Optical demodulation allows high-optical-bandwidth LADAR data to be collected with a low-bandwidth electronic camera, using a linear-chirp Frequency Modulated Continuous Wave (“FMCW”) architecture. In this method, each pixel of a detector array (e.g., a camera) is illuminated with a local oscillator (“LO”) beam, as well as with scattered light from a spot on the target scene. Both sources of light carry the same linear (optical) frequency chirp, but in general arrive with different delays at each pixel because of the different path length through the LO leg vs. the round trip to the particular point at the target scene corresponding to that pixel. As a consequence of this time difference and the linear frequency chirp, a heterodyne signal is formed at each pixel that depends on the difference in delay between the two paths, more difference leading to a higher heterodyne frequency (in the absence of acousto-optic frequency shifters, etc.). A different pixel might be imaging a more distant point on the target, and so produce a different heterodyne signal frequency than another pixel viewing a closer point in the target scene. A Fourier transform of each pixel's time series, acquired during the chirp, therefore, affords a range-density estimate for that pixel. Effectively, a time-series of images taken of the target during the chirp is stacked, and a Fourier transform is performed through the stack. Aliasing can be avoided if the frame rate is high enough to capture at least two images per cycle of the highest heterodyne signal present.

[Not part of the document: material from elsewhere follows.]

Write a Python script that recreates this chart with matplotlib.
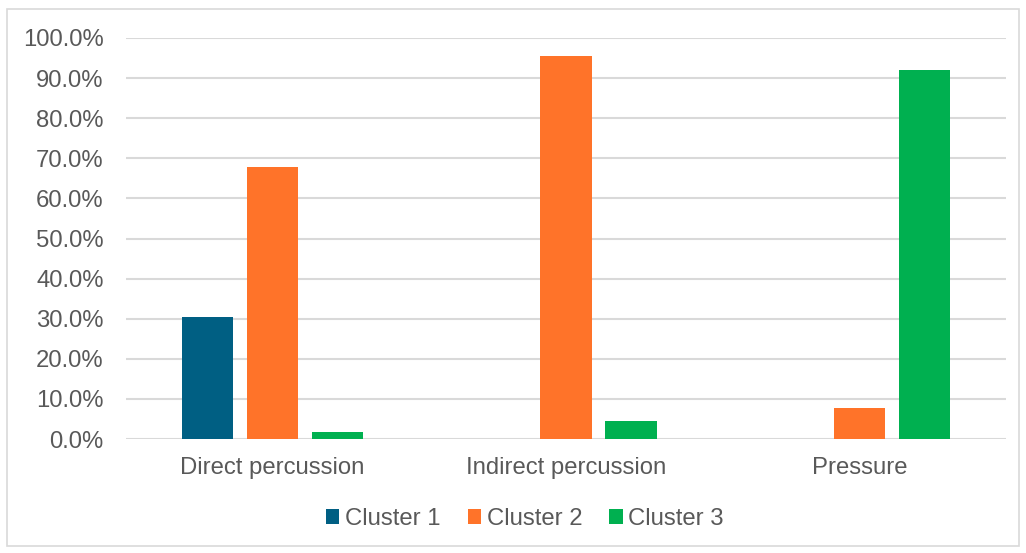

This imaging scheme is ambiguous in range-Doppler, however, as target motion results in Doppler-shifted returns that cannot be distinguished from returns from a different range. The Doppler sensitivity is very high, with a slight radial target velocity sufficient to change range of just λ/2 (e.g., ˜1 micron) during the chirp placing the estimated target range in the next range bin (e.g., 1-100 cm). The range-Doppler ambiguity arising from uniform motion, however, can be measured by taking data during both up-chirps and down-chirps, which have different ambiguity functions, and it can be compensated for by shifting the LO optical frequency by one or more acousto-optic modulators (“AOMs”) in either or both of the LO or target light paths. In this way, the highly-shifted return coming from a rapidly, but constantly, moving target can nevertheless be made to produce a low heterodyne frequency compatible with alias-free measurement using low camera frame rates.
Different situations arise, however, if the target moves non-uniformly. If the Doppler shift is not constant, it can't be removed with a simple frequency offset. Ultimately, if the target motion is irregular, and/or the target itself is flexible, the foregoing methods break down, and can provide no useful range information.